Your output is the lines from the first one to the one containing "0, 1, 1, 2, 4];", repeated exactly, with images left out.

>> Start

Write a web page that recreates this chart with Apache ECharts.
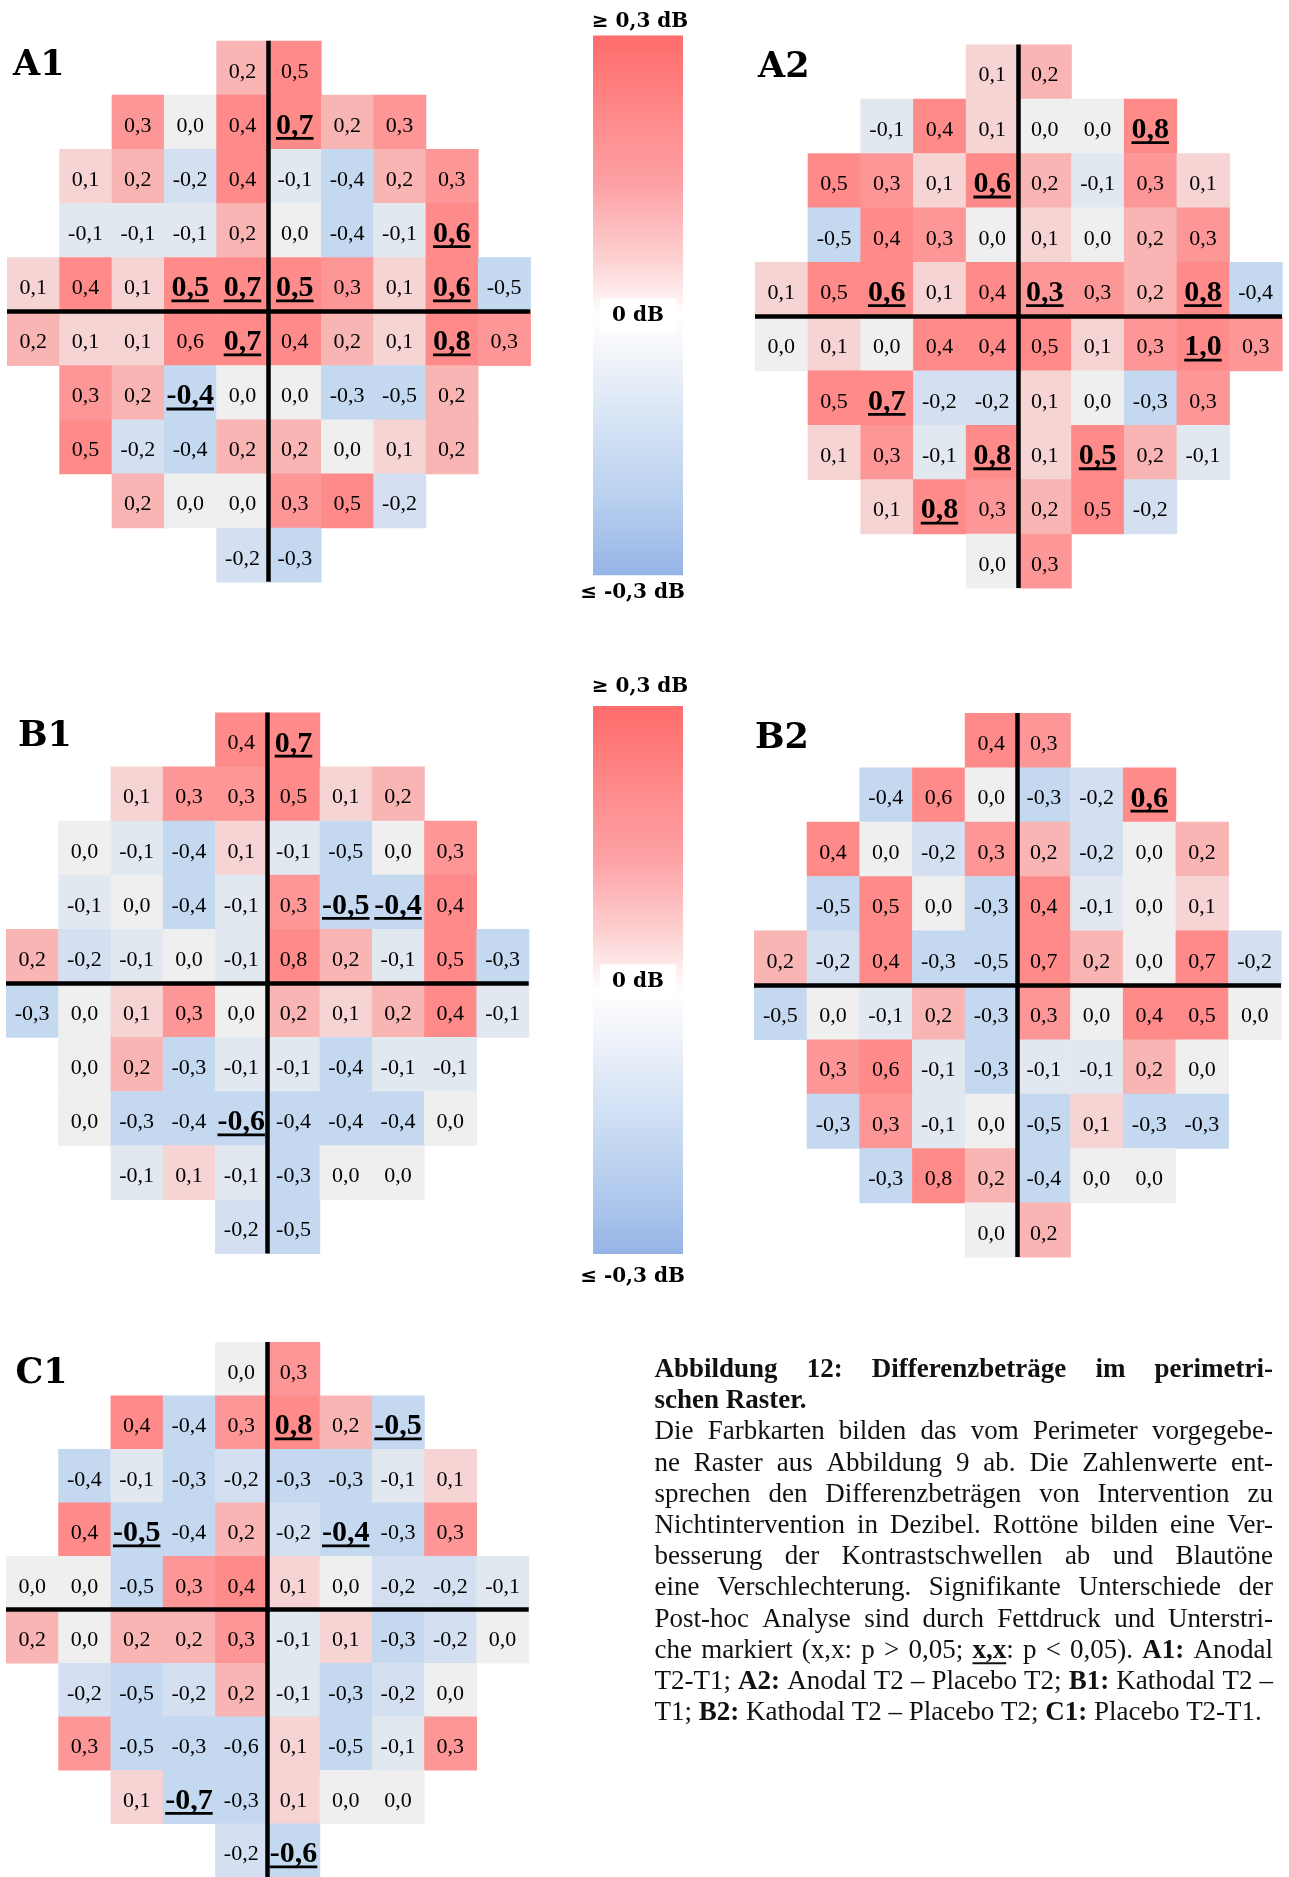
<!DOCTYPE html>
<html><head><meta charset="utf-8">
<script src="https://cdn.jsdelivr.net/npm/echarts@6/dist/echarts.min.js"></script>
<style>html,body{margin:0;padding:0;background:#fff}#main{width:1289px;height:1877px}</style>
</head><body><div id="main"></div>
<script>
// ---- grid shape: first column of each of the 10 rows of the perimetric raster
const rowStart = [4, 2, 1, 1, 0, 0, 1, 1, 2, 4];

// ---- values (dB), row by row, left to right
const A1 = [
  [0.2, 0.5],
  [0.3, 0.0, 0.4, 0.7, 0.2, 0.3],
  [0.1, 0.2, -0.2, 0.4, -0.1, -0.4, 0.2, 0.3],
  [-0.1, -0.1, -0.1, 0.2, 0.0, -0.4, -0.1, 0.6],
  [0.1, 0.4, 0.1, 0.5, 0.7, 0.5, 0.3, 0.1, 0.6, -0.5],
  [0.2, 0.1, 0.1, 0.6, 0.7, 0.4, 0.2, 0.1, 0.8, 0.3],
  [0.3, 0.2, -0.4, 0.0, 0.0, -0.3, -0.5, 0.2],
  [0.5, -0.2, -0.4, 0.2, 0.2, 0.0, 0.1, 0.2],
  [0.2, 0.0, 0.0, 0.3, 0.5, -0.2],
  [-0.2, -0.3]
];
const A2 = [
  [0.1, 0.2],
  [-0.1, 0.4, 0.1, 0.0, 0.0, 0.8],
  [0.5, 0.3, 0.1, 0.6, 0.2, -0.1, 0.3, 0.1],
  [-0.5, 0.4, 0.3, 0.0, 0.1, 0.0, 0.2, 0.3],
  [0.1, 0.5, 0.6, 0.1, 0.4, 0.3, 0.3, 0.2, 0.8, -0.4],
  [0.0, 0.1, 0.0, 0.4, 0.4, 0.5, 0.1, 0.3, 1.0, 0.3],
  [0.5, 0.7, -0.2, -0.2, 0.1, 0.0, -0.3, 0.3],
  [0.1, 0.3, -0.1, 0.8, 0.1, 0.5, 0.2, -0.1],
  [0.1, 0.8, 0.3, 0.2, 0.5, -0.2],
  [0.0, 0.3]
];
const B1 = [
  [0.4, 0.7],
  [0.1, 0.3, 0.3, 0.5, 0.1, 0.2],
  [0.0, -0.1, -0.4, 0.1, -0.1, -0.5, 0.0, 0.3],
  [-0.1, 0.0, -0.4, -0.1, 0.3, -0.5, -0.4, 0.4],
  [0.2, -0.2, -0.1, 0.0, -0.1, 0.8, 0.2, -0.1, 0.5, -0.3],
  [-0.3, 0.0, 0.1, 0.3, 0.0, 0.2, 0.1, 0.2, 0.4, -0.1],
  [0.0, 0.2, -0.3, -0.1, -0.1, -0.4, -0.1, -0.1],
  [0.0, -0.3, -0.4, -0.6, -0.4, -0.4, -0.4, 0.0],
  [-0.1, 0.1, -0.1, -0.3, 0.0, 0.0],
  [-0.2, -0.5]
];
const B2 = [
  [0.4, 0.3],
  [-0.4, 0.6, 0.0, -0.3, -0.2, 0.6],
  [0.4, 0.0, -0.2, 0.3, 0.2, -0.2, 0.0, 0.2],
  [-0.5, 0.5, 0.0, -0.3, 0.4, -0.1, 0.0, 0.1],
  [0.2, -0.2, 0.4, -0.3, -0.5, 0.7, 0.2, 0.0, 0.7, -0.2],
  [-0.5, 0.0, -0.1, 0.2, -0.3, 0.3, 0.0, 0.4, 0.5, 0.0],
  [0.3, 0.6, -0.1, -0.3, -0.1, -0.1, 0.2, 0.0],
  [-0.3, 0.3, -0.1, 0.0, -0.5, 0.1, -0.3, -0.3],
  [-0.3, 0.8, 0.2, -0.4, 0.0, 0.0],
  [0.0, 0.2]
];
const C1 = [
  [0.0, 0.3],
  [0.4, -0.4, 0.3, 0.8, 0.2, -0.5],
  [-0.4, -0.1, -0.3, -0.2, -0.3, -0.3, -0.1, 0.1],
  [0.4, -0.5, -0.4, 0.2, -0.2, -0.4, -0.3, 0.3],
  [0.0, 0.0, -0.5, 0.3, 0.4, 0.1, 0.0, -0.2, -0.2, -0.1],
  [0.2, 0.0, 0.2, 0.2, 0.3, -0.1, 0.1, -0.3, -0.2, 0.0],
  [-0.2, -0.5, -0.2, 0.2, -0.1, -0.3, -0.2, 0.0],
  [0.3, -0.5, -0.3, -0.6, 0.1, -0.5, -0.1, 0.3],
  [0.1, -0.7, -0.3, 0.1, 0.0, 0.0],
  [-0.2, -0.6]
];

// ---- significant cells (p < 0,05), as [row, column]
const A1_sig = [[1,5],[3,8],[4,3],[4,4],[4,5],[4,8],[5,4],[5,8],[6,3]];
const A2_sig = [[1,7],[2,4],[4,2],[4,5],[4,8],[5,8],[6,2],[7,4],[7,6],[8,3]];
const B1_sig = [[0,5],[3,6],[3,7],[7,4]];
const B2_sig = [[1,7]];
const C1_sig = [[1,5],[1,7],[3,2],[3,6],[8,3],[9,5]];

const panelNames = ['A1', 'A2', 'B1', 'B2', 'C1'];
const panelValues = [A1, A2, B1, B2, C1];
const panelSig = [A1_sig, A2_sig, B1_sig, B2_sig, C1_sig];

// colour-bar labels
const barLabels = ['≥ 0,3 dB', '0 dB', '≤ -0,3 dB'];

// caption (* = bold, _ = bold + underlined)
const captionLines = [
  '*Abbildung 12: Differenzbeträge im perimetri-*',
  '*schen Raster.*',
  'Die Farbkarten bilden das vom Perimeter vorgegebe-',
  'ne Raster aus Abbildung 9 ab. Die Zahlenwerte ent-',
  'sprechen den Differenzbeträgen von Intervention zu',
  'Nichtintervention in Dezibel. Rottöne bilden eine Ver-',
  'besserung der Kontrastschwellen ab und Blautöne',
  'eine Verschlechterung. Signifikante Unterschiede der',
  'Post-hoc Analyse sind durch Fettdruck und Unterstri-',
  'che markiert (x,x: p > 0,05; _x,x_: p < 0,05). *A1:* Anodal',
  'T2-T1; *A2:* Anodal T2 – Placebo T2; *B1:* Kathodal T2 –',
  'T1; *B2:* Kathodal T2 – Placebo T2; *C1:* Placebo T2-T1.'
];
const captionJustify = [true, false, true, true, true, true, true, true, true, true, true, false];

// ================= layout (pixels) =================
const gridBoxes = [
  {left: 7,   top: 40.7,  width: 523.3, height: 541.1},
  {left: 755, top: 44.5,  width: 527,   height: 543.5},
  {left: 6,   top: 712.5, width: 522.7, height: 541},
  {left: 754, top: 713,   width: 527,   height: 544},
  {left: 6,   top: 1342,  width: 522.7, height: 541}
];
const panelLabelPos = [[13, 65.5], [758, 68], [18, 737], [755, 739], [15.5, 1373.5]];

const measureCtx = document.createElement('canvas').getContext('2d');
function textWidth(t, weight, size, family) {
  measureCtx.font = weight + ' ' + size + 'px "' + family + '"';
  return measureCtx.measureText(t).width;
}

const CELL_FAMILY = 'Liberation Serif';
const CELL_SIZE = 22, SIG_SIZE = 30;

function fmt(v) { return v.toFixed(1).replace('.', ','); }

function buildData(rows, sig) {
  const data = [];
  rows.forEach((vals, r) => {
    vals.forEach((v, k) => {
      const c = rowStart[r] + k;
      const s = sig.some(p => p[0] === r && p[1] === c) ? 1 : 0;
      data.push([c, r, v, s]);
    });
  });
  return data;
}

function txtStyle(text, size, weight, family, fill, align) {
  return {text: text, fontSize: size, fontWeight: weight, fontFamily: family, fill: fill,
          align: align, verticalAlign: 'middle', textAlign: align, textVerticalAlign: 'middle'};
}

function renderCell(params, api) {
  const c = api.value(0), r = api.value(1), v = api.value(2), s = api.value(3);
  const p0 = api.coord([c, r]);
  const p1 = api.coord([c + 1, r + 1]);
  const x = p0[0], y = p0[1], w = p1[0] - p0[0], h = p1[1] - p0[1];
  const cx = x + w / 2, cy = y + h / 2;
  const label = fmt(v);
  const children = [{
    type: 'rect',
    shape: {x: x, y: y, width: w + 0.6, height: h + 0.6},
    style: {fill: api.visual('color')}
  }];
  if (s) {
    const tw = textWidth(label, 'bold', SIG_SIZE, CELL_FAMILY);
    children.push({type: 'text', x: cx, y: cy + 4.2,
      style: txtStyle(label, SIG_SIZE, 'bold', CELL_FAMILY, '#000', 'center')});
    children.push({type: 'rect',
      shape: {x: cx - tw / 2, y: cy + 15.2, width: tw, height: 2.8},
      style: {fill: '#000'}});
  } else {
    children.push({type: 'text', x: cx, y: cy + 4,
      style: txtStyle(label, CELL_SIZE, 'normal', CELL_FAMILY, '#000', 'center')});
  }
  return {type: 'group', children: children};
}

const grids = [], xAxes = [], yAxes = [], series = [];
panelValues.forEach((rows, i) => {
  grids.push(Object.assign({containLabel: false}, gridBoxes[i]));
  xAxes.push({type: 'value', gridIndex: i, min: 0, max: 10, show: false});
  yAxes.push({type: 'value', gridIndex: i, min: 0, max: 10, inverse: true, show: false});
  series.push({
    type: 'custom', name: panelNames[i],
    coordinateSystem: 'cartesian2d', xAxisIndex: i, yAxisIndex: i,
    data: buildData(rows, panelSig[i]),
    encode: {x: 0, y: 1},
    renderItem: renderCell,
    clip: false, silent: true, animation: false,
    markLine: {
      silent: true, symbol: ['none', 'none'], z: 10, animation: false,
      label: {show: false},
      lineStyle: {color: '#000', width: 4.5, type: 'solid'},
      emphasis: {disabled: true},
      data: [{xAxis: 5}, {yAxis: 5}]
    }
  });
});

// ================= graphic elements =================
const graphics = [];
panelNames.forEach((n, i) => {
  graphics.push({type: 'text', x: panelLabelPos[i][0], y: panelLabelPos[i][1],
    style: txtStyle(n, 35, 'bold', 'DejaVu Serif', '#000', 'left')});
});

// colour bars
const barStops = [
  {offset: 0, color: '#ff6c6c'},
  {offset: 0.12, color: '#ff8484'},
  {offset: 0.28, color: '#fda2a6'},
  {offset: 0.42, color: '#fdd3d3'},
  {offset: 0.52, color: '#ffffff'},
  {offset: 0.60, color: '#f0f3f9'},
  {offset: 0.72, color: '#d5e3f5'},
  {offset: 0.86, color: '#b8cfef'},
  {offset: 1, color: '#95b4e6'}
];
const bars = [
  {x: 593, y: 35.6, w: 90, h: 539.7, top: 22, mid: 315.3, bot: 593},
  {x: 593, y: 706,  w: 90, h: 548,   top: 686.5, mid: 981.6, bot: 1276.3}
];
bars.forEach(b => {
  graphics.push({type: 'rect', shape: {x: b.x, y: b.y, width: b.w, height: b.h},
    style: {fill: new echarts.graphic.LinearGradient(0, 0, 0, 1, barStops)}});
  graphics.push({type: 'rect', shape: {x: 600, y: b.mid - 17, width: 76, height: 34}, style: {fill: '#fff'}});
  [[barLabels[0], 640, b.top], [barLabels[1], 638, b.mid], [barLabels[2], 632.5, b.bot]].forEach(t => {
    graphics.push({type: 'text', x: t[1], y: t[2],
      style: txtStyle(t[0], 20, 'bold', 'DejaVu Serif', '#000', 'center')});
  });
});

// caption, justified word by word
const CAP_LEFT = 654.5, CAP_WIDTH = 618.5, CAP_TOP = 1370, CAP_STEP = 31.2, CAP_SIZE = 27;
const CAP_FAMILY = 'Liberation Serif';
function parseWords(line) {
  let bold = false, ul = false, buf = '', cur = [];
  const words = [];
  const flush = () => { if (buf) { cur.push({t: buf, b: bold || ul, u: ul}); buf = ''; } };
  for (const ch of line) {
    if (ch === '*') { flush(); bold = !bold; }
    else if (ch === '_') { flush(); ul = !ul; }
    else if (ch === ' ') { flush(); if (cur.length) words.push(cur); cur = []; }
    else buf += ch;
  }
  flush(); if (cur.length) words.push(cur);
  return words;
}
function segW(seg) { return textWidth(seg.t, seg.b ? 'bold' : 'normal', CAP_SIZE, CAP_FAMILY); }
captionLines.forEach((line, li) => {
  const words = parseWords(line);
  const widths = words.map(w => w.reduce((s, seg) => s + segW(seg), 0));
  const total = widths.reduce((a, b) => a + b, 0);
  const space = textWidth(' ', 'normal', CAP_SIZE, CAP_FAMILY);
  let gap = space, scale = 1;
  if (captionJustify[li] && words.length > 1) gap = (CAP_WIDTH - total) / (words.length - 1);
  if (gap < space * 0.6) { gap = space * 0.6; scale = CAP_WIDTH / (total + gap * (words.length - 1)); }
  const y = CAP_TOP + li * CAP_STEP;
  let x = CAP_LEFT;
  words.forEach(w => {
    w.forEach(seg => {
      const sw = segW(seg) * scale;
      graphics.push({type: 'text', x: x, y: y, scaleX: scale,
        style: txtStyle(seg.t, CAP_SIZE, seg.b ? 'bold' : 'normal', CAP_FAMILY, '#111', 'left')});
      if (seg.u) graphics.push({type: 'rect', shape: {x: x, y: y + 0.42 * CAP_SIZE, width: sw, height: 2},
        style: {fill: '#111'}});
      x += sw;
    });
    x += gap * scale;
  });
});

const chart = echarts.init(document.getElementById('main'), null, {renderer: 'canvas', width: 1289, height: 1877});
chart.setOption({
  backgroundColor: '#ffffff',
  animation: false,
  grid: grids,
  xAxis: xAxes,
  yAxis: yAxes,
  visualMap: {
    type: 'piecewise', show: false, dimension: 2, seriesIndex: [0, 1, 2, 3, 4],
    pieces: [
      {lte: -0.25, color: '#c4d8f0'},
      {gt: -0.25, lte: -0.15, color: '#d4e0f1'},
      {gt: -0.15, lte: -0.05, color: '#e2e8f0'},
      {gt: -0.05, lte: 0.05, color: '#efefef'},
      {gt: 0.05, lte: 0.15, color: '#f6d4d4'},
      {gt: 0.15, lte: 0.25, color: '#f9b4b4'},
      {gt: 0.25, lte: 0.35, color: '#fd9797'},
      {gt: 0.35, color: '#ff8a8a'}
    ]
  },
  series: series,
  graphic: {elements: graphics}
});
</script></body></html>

>> End

▶ _The completed task_
Write a web page that recreates this chart with Apache ECharts.
<!DOCTYPE html>
<html><head><meta charset="utf-8">
<script src="https://cdn.jsdelivr.net/npm/echarts@6/dist/echarts.min.js"></script>
<style>html,body{margin:0;padding:0;background:#fff}#main{width:1289px;height:1877px}</style>
</head><body><div id="main"></div>
<script>
// ---- grid shape: first column of each of the 10 rows of the perimetric raster
const rowStart = [4, 2, 1, 1, 0, 0, 1, 1, 2, 4];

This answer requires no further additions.